Problem: Verification Costs More Than Expected
Get multiple quotes from different verifiers before the project starts. Many verifiers offer a fixed price for small projects if you use a simplified methodology. If the cost is still too high, look for a program that uses "validation" instead of full verification for small projects—some programs accept a lighter review for projects under a certain size. Alternatively, partner with a university that can provide verification as part of a research project (at reduced or no cost).
Problem: Credits Aren't Selling
If you've issued credits but no one is buying, the issue is usually marketing. Small projects often lack the visibility that large projects get. Fix this by: (1) telling your story—create a one-page narrative about your land, your community, and the co-benefits; (2) listing on a marketplace that features small projects (e.g., the Carbon Trade Exchange's community section); (3) reaching out directly to companies that have made public commitments to source credits from smallholders or indigenous communities. Many Fortune 500 companies have specific budgets for "community-based" offsets and struggle to find legitimate projects.
Problem: Your Aggregator Isn't Paying on Time
This is a red flag. If your aggregator delays payment beyond the contract terms, escalate immediately. Send a formal notice, and if they don't respond, consult a lawyer.
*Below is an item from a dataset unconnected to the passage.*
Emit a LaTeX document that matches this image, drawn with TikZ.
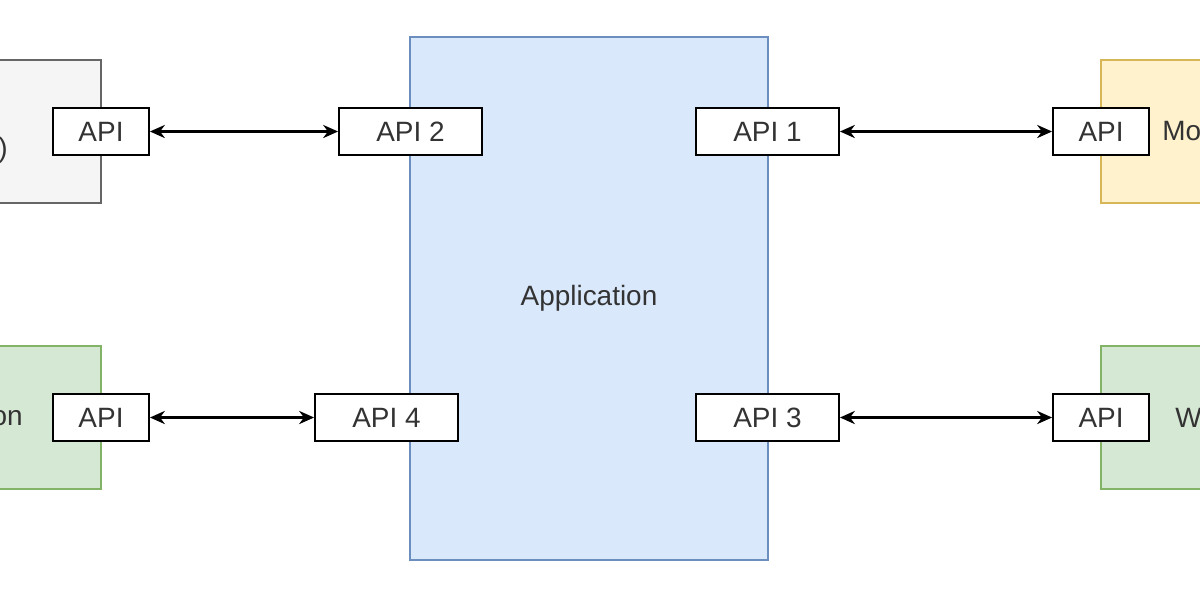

In the future, include a clause in your contract that requires payment within 30 days of credit sale, with interest on late payments. Better yet, work with aggregators that use an escrow service or a third-party payment platform.
Carbon markets are not a get-rich-quick scheme, especially for small players. But with the right methodology, a lean workflow, and a community-first mindset, you can turn your land's carbon potential into a real revenue stream—without being crushed by the system designed for the big guys. Start with one of the steps above today: pick a methodology, talk to a neighbor who's done it, or call your local extension office. The offset system can be fixed, but only if we build it from the ground up.